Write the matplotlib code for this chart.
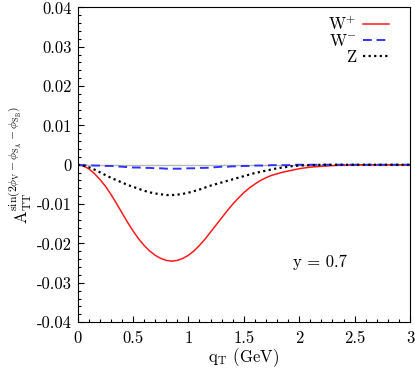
#! /usr/bin/env python3

## Libraries
import matplotlib
matplotlib.use("Agg")
import matplotlib.pyplot as plt
from matplotlib.ticker import MultipleLocator, FuncFormatter

plt.rcParams['font.family'] = 'cmr10'
plt.rcParams['mathtext.fontset'] = 'cm'
plt.rcParams['axes.formatter.use_mathtext'] = True

#-----------------------------------------------------------------------
## Data
qT = [0.00, 0.05, 0.10, 0.15, 0.20, 0.25, 0.30, 0.35, 0.40, 0.45,
      0.50, 0.55, 0.60, 0.65, 0.70, 0.75, 0.80, 0.85, 0.90, 0.95,
      1.00, 1.05, 1.10, 1.15, 1.20, 1.25, 1.30, 1.35, 1.40, 1.45,
      1.50, 1.55, 1.60, 1.65, 1.70, 1.75, 1.80, 1.85, 1.90, 1.95,
      2.0, 2.1, 2.2, 2.3, 2.4, 2.5, 2.6, 2.7, 2.8, 2.9, 3.0]

a_wplus = [0.0, -0.0003, -0.0010, -0.0022, -0.0037, -0.0054, -0.0075, -0.0098, -0.0122, -0.0146,
           -0.0168, -0.0188, -0.0205, -0.0219, -0.0230, -0.0238, -0.0243, -0.0245, -0.0243, -0.0238,
           -0.0230, -0.0219, -0.0205, -0.0189, -0.0171, -0.0153, -0.0135, -0.0117, -0.0100, -0.0085,
           -0.0071, -0.0059, -0.0049, -0.0040, -0.0033, -0.0027, -0.0023, -0.0019, -0.0016, -0.0013,
           -0.0010, -0.0006, -0.0004, -0.0002, -0.0001, 0.0, 0.0, 0.0, 0.0, 0.0, 0.0]

a_wminus = [0.0, -0.0001, -0.0001, -0.0002, -0.0002, -0.0003, -0.0003, -0.0004, -0.0005, -0.0006,
            -0.0007, -0.0007, -0.0008, -0.0008, -0.0009, -0.0009, -0.0010, -0.0010, -0.0010, -0.0010,
            -0.0009, -0.0009, -0.0008, -0.0008, -0.0007, -0.0006, -0.0005, -0.0005, -0.0004, -0.0004,
            -0.0003, -0.0003, -0.0002, -0.0002, -0.0002, -0.0001, -0.0001, -0.0001, -0.0001, 0.0,
            0.0, 0.0, 0.0, 0.0, 0.0, 0.0, 0.0, 0.0, 0.0, 0.0, 0.0]

a_z = [0.0, -0.0002, -0.0006, -0.0012, -0.0019, -0.0026, -0.0033, -0.0039, -0.0045, -0.0051,
       -0.0056, -0.0061, -0.0066, -0.0070, -0.0073, -0.0075, -0.0077, -0.0077, -0.0076, -0.0074,
       -0.0071, -0.0067, -0.0063, -0.0058, -0.0053, -0.0049, -0.0045, -0.0041, -0.0037, -0.0033,
       -0.0029, -0.0025, -0.0021, -0.0018, -0.0015, -0.0012, -0.0009, -0.0007, -0.0005, -0.0003,
       -0.0002, -0.0001, 0.0, 0.0, 0.0, 0.0, 0.0, 0.0, 0.0, 0.0, 0.0]

#-----------------------------------------------------------------------
## Plot
fig = plt.figure(figsize=(4.15, 3.69), dpi=100)
ax = fig.add_axes([0.187, 0.127, 0.801, 0.853])

ax.axhline(0, color='#b8b8b8', lw=1.0, zorder=1)
ax.plot(qT, a_wplus, color='#ff1a1a', lw=1.1, label=r'W$^{+}$')
ax.plot(qT, a_wminus, color='#3333ff', lw=1.4, dashes=(4.5, 2.5), label=r'W$^{-}$')
ax.plot(qT, a_z, color='black', lw=1.6, dashes=(1, 1.5), label='Z')

ax.set_xlim(0, 3)
ax.set_ylim(-0.04, 0.04)
ax.xaxis.set_major_locator(MultipleLocator(0.5))
ax.xaxis.set_minor_locator(MultipleLocator(0.1))
ax.yaxis.set_major_locator(MultipleLocator(0.01))
ax.yaxis.set_minor_locator(MultipleLocator(0.002))

fmt = FuncFormatter(lambda v, p: '0' if abs(v) < 1e-9 else '%g' % v)
ax.xaxis.set_major_formatter(fmt)
ax.yaxis.set_major_formatter(fmt)

ax.tick_params(which='both', direction='in', top=False, right=False, labelsize=12)
ax.tick_params(which='major', length=4, width=0.8)
ax.tick_params(which='minor', length=2.2, width=0.8)
ax.tick_params(axis='x', pad=6)
ax.tick_params(axis='y', pad=4)

ax.set_xlabel(r'$\mathrm{q_T}$ (GeV)', fontsize=12, labelpad=0)
ax.set_ylabel(r'$\mathrm{A}_{\mathrm{TT}}^{\sin(2\phi_{\mathrm{V}}-\phi_{\mathrm{S_A}}-\phi_{\mathrm{S_B}})}$',
              fontsize=12, labelpad=2)

ax.text(2.19, -0.0249, 'y = 0.7', fontsize=12, ha='center', va='center')

ax.legend(loc='upper right', bbox_to_anchor=(0.937, 0.975), frameon=False, markerfirst=False,
          fontsize=12, handlelength=1.55, labelspacing=0.0, borderpad=0, borderaxespad=0,
          handletextpad=0.4)

fig.savefig("out.png", dpi=100)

================

Every line above should be returned exactly; the pictures stay out.

PROBLEM SOLUTION |
Write the matplotlib code for this chart.
#! /usr/bin/env python3

## Libraries
import matplotlib
matplotlib.use("Agg")
import matplotlib.pyplot as plt
from matplotlib.ticker import MultipleLocator, FuncFormatter

plt.rcParams['font.family'] = 'cmr10'
plt.rcParams['mathtext.fontset'] = 'cm'
plt.rcParams['axes.formatter.use_mathtext'] = True

#-----------------------------------------------------------------------
## Data
qT = [0.00, 0.05, 0.10, 0.15, 0.20, 0.25, 0.30, 0.35, 0.40, 0.45,
      0.50, 0.55, 0.60, 0.65, 0.70, 0.75, 0.80, 0.85, 0.90, 0.95,
      1.00, 1.05, 1.10, 1.15, 1.20, 1.25, 1.30, 1.35, 1.40, 1.45,
      1.50, 1.55, 1.60, 1.65, 1.70, 1.75, 1.80, 1.85, 1.90, 1.95,
      2.0, 2.1, 2.2, 2.3, 2.4, 2.5, 2.6, 2.7, 2.8, 2.9, 3.0]

a_wplus = [0.0, -0.0003, -0.0010, -0.0022, -0.0037, -0.0054, -0.0075, -0.0098, -0.0122, -0.0146,
           -0.0168, -0.0188, -0.0205, -0.0219, -0.0230, -0.0238, -0.0243, -0.0245, -0.0243, -0.0238,
           -0.0230, -0.0219, -0.0205, -0.0189, -0.0171, -0.0153, -0.0135, -0.0117, -0.0100, -0.0085,
           -0.0071, -0.0059, -0.0049, -0.0040, -0.0033, -0.0027, -0.0023, -0.0019, -0.0016, -0.0013,
           -0.0010, -0.0006, -0.0004, -0.0002, -0.0001, 0.0, 0.0, 0.0, 0.0, 0.0, 0.0]

a_wminus = [0.0, -0.0001, -0.0001, -0.0002, -0.0002, -0.0003, -0.0003, -0.0004, -0.0005, -0.0006,
            -0.0007, -0.0007, -0.0008, -0.0008, -0.0009, -0.0009, -0.0010, -0.0010, -0.0010, -0.0010,
            -0.0009, -0.0009, -0.0008, -0.0008, -0.0007, -0.0006, -0.0005, -0.0005, -0.0004, -0.0004,
            -0.0003, -0.0003, -0.0002, -0.0002, -0.0002, -0.0001, -0.0001, -0.0001, -0.0001, 0.0,
            0.0, 0.0, 0.0, 0.0, 0.0, 0.0, 0.0, 0.0, 0.0, 0.0, 0.0]

a_z = [0.0, -0.0002, -0.0006, -0.0012, -0.0019, -0.0026, -0.0033, -0.0039, -0.0045, -0.0051,
       -0.0056, -0.0061, -0.0066, -0.0070, -0.0073, -0.0075, -0.0077, -0.0077, -0.0076, -0.0074,
       -0.0071, -0.0067, -0.0063, -0.0058, -0.0053, -0.0049, -0.0045, -0.0041, -0.0037, -0.0033,
       -0.0029, -0.0025, -0.0021, -0.0018, -0.0015, -0.0012, -0.0009, -0.0007, -0.0005, -0.0003,
       -0.0002, -0.0001, 0.0, 0.0, 0.0, 0.0, 0.0, 0.0, 0.0, 0.0, 0.0]

#-----------------------------------------------------------------------
## Plot
fig = plt.figure(figsize=(4.15, 3.69), dpi=100)
ax = fig.add_axes([0.187, 0.127, 0.801, 0.853])

ax.axhline(0, color='#b8b8b8', lw=1.0, zorder=1)
ax.plot(qT, a_wplus, color='#ff1a1a', lw=1.1, label=r'W$^{+}$')
ax.plot(qT, a_wminus, color='#3333ff', lw=1.4, dashes=(4.5, 2.5), label=r'W$^{-}$')
ax.plot(qT, a_z, color='black', lw=1.6, dashes=(1, 1.5), label='Z')

ax.set_xlim(0, 3)
ax.set_ylim(-0.04, 0.04)
ax.xaxis.set_major_locator(MultipleLocator(0.5))
ax.xaxis.set_minor_locator(MultipleLocator(0.1))
ax.yaxis.set_major_locator(MultipleLocator(0.01))
ax.yaxis.set_minor_locator(MultipleLocator(0.002))

fmt = FuncFormatter(lambda v, p: '0' if abs(v) < 1e-9 else '%g' % v)
ax.xaxis.set_major_formatter(fmt)
ax.yaxis.set_major_formatter(fmt)

ax.tick_params(which='both', direction='in', top=False, right=False, labelsize=12)
ax.tick_params(which='major', length=4, width=0.8)
ax.tick_params(which='minor', length=2.2, width=0.8)
ax.tick_params(axis='x', pad=6)
ax.tick_params(axis='y', pad=4)

ax.set_xlabel(r'$\mathrm{q_T}$ (GeV)', fontsize=12, labelpad=0)
ax.set_ylabel(r'$\mathrm{A}_{\mathrm{TT}}^{\sin(2\phi_{\mathrm{V}}-\phi_{\mathrm{S_A}}-\phi_{\mathrm{S_B}})}$',
              fontsize=12, labelpad=2)

ax.text(2.19, -0.0249, 'y = 0.7', fontsize=12, ha='center', va='center')

ax.legend(loc='upper right', bbox_to_anchor=(0.937, 0.975), frameon=False, markerfirst=False,
          fontsize=12, handlelength=1.55, labelspacing=0.0, borderpad=0, borderaxespad=0,
          handletextpad=0.4)

fig.savefig("out.png", dpi=100)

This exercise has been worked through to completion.